5. An energy conversion assembly according to Claim 1 characterised in that the fluid conduit means comprises at least one tube having two separated passageways, one passageway being for fluid flow towards the generator, the other passageway being for fluid flow from the generator, and in that the said one passageway is within the said other passageway.

6. An energy conversion assembly according to Claim 1 characterised in that the fluid conduit means includes a a first dwell chamber and a second dwell chamber, the first dwell chamber being in the flow path to the generator, the second dwell chamber being in the flow path from the generator.

7. An energy conversion assembly according to Claim 6 characterised in that the first dwell chamber is within the second dwell chamber and in that the first dwell chamber is insulated to inhibit heat transfer between the chambers and in that the second dwell chamber is insulated to inhibit heat loss from the second dwell chamber to the outside air.

8. An energy conversion assembly according to Claim 1 characterised in that said absorbtion means is a container for a liquid working medium.

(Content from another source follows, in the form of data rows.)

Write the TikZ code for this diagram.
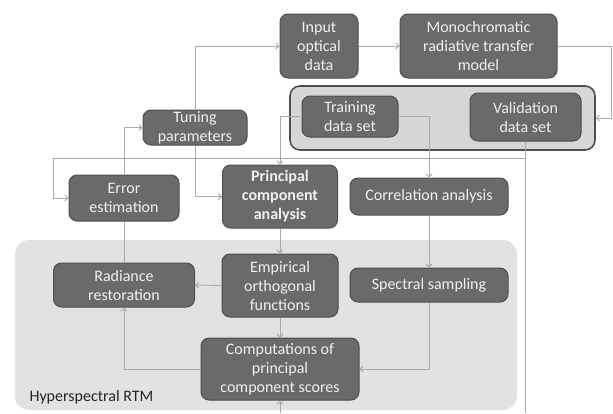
\documentclass[tikz,border=0pt]{standalone}
\usepackage{fontspec}
\setmainfont{Carlito}
\usetikzlibrary{arrows.meta}
\definecolor{boxgray}{RGB}{106,106,106}
\definecolor{boxline}{RGB}{78,78,78}
\definecolor{linkgray}{RGB}{170,170,170}
\definecolor{pale}{RGB}{226,226,226}
\definecolor{setgray}{RGB}{214,214,214}

\begin{document}
\begin{tikzpicture}[x=1pt,y=-1pt,
        box/.style={draw=boxline,line width=1pt,fill=boxgray,rounded corners=8pt,
            text=white!94!black,align=center,inner sep=1pt,
            font=\fontsize{16}{19}\selectfont},
        link/.style={draw=linkgray,line width=0.9pt},
        arr/.style={link,-{Straight Barb[length=3pt,width=6pt]}}]
        \useasboundingbox (0,0) rectangle (613,413);
        \fill[pale,rounded corners=14pt] (15,240) rectangle (517,410);
        \node[anchor=west,font=\fontsize{16}{19}\selectfont,text=black!85] (rtm) at (26,397) {Hyperspectral RTM};
        \node[draw=boxline,line width=1.6pt,fill=setgray,rounded corners=10pt,minimum width=305pt,minimum height=64pt] (data) at (442.5,118) {};
        % boxes
        \node[box,minimum width=78pt,minimum height=64pt] (inp) at (319,46) {Input\\optical\\data};
        \node[box,minimum width=157pt,minimum height=64pt] (mono) at (478.5,46) {Monochromatic\\radiative transfer\\model};
        \node[box,minimum width=96pt,minimum height=41pt] (train) at (350,116.5) {Training\\data set};
        \node[box,minimum width=111pt,minimum height=48pt] (valid) at (525.5,117) {Validation\\data set};
        \node[box,minimum width=104pt,minimum height=35pt] (tune) at (195,127.5) {Tuning\\parameters};
        \node[box,minimum width=110pt,minimum height=46pt] (err) at (124,198) {Error\\estimation};
        \node[box,minimum width=115pt,minimum height=63pt,font=\fontsize{16}{19}\selectfont\bfseries] (pca) at (280,196.5) {Principal\\component\\analysis};
        \node[box,minimum width=158pt,minimum height=37pt] (corr) at (429,196.5) {Correlation analysis};
        \node[box,minimum width=141pt,minimum height=44pt] (rad) at (124,285) {Radiance\\restoration};
        \node[box,minimum width=116pt,minimum height=63pt] (eof) at (280,285.5) {Empirical\\orthogonal\\functions};
        \node[box,minimum width=158pt,minimum height=34pt] (spec) at (429,285) {Spectral sampling};
        \node[box,minimum width=158pt,minimum height=62pt] (comp) at (280,369) {Computations of\\principal\\component scores};
        \coordinate (loop) at (53,158);
        \coordinate (edge) at (611,413);
        % links
        \draw[arr] (tune.north) |- (inp.west);
        \draw[arr] (tune.south) |- (pca.west);
        \draw[arr] (err.north) |- (tune.west);
        \draw[arr] (inp.east) -- (inp.east -| mono.west);
        \draw[arr] (mono.east) -- (mono.east -| edge) |- (data.east);
        \draw[arr] (train.west) -| (pca.north);
        \draw[arr] (train.east) -| (corr.north);
        \draw[arr] (valid.south |- loop) -- (loop) |- (err.west);
        \draw[link] (valid.south) -- (valid.south |- edge);
        \draw[arr] (corr.south) -- (spec.north);
        \draw[arr] (spec.south) |- (comp.east);
        \draw[arr] (pca.south) -- (eof.north);
        \draw[arr] (eof.south) -- (comp.north);
        \draw[arr] (eof.west) -- (rad.east);
        \draw[arr] (comp.west) -| (rad.south);
        \draw[link] (rad.north) -- (err.south);
        \draw[arr] (comp.south |- edge) -- (comp.south);
\end{tikzpicture}
\end{document}
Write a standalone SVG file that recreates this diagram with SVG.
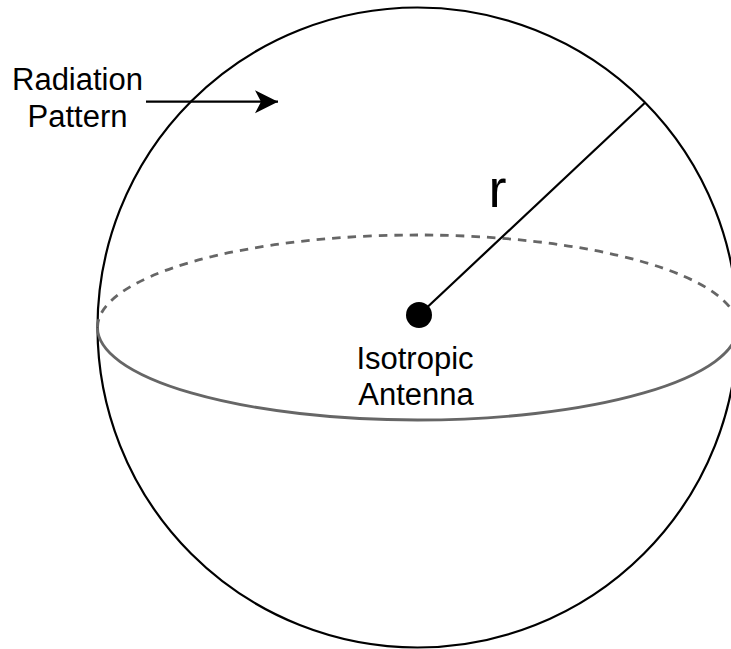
<svg xmlns="http://www.w3.org/2000/svg" width="731" height="649" viewBox="0 0 731 649">
  <style>
    .lbl { font-family: "Liberation Sans", Arial, Helvetica, sans-serif; fill: #000; text-anchor: middle; }
    .eq { fill: none; stroke: #666666; stroke-width: 2.8; }
  </style>
  <defs>
    <marker id="arrow" markerUnits="userSpaceOnUse" markerWidth="26" markerHeight="26" refX="24" refY="12" orient="auto">
      <path d="M24,12 L1,0.5 L7,12 L1,23.5 Z" fill="#000"/>
    </marker>
  </defs>
  <rect width="731" height="649" fill="#ffffff"/>
  <g id="sphere">
    <circle cx="417.5" cy="327.5" r="320" fill="none" stroke="#000" stroke-width="2.2"/>
  </g>
  <g id="equator">
    <path class="eq" d="M97.5,327.5 A320,92.5 0 0 1 737.5,327.5" stroke-dasharray="8.5 7"/>
    <path class="eq" d="M97.5,327.5 A320,92.5 0 0 0 737.5,327.5"/>
  </g>
  <g id="connectors">
    <line x1="419" y1="315" x2="645" y2="102.7" stroke="#000" stroke-width="2.2"/>
    <line x1="146" y1="101.7" x2="278" y2="101.7" stroke="#000" stroke-width="2.2" marker-end="url(#arrow)"/>
  </g>
  <g id="antenna">
    <circle cx="419" cy="315" r="13" fill="#000"/>
    <text class="lbl" x="415" y="369.3" font-size="31">Isotropic</text>
    <text class="lbl" x="416" y="405" font-size="31">Antenna</text>
  </g>
  <g id="radius-label">
    <text class="lbl" x="497.5" y="207" font-size="54">r</text>
  </g>
  <g id="radiation-label">
    <text class="lbl" x="77.5" y="90" font-size="31">Radiation</text>
    <text class="lbl" x="77.5" y="126.7" font-size="31">Pattern</text>
  </g>
</svg>
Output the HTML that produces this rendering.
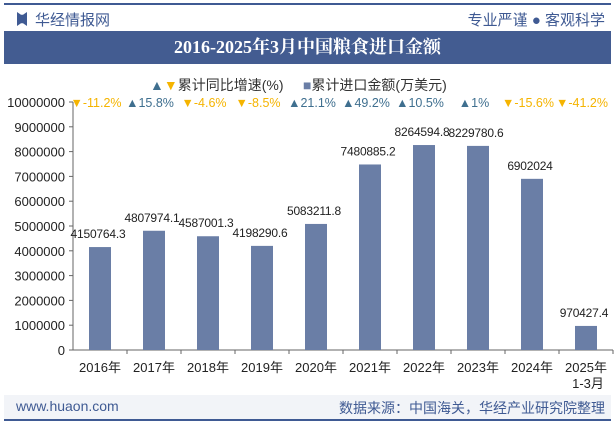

9. An energy conversion assembly according to Claim 1 characterised in that the fluid conduit means includes a heat recovery pipe having one end fixed to the absorbtion or solar ray receiving means and its other end to a first joint, in that a second pipe has its one end connected to the first joint and its other end to a second joint, in that a third pipe has its one end connected to the second joint and its other end connected to a third joint, and in that a fourth pipe has its one end connected to the third joint and its fourth end connected to a dwell chamber; and in that a fifth pipe has its one end connected to a dwell chamber and its other end to the power generator.

10. An energy conversion assembly according to Claim 9 characterised in that each of said joints is enclosed in a flexible cover, in that each said cover is impervious to the working fluid, and in that each said cover contains working fluid under pressure.